RE: comments on Character Model for the World Wide Web: String Matching and Searching

I actually changed our document to say:

Presentation forms of Arabic (initial, medial, final, isolated)


> -----Original Message-----
> From: Matitiahu Allouche [mailto:matitiahu.allouche@gmail.com]
> Sent: Thursday, June 19, 2014 2:25 PM
> To: Phillips, Addison; 'Asmus Freytag'; 'Najib Tounsi'; www-
> international@w3.org
> Subject: RE: comments on Character Model for the World Wide Web: String
> Matching and Searching
> 
> Given the inputs from Najib and Asmus, I withdraw my comment and agree
> that the Arabic shapes are a more appropriate example.  However, I am not
> sure that the title "Cursive forms" is best.

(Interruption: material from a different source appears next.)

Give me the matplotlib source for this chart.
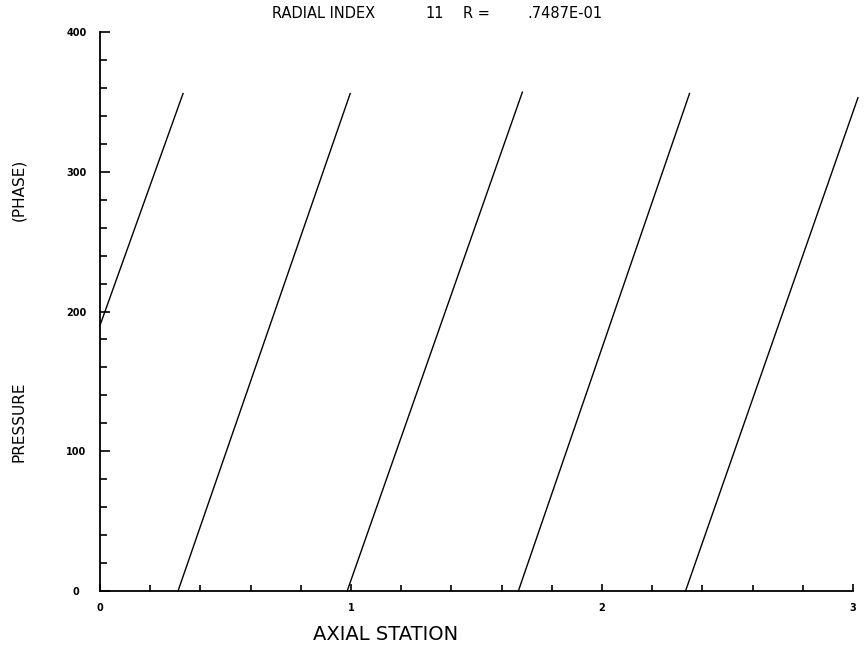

I still think that cursiveness is not the
> main point here. Something like "Position-dependent forms" seems better
> IMHO (and UAX#15 is not the ultimate truth).
> --
> Shalom (Regards),  Mati
> 
> 
> -----Original Message-----
> From: Phillips, Addison [mailto:addison@lab126.com]
> Sent: Thursday, June 19, 2014 10:44 PM
> To: Asmus Freytag; Najib Tounsi; Matitiahu Allouche; www-
> international@w3.org
> Subject: RE: comments on Character Model for the World Wide Web: String
> Matching and Searching
> 
> >
> > On 6/19/2014 11:27 AM, Najib Tounsi wrote:
> > > On 6/19/14 2:51 PM, Matitiahu Allouche wrote:
> > >>
> > >> 11) In 2.2 table of Compatibility Equivalence, the third example is
> > >> labelled "Cursive forms". I think that this would be better
> > >> labelled "character shapes". Rationale: the example shows various
> > >> shapes of an Arabic letter. But similar examples could be taken
> > >> from final versus non-final shapes of some Hebrew letters, or from
> > >> the final versus non-final shapes of the Greek sigma letter. Hebrew
> > >> and Greek are not cursive scripts, so the issue here is having
> > >> position-dependent shapes, not cursiveness.
> >
> > The Greek final sigma uses a different character code which is not a
> > compatibility equivalent.
> >
> > The reason is that, unlike Arabic positional shaping, the selection of
> > the final form cannot be determined algorithmically at rendering time
> > and would otherwise introduce the need to use ZWNJ with Greek; not a good
> tradeoff.
> >
> > Whatever example is used needs to be limited to cases of automatic
> > shape selection at rendering.
> >
> 
> Context matters here. The table is not merely one containing characters that
> use contextual shaping. These are *specifically* characters with compatibility
> decompositions in Unicode and the table is illustrating the various kinds of
> compatibility decomposition. I tend to agree with Mati's comment that "cursive
> forms" is not that accurate a label. In practice only Arabic uses <initial>,
> <medial>, <final>, and <isolated> decompositions, though, so the other offered
> examples are not what the table is meant to illustrate. The items in the table
> are the four compatibility variations of ARABIC LETTER NOON (U+0646).
> 
> Note that this table is identical to Figure 2 in UAX#15.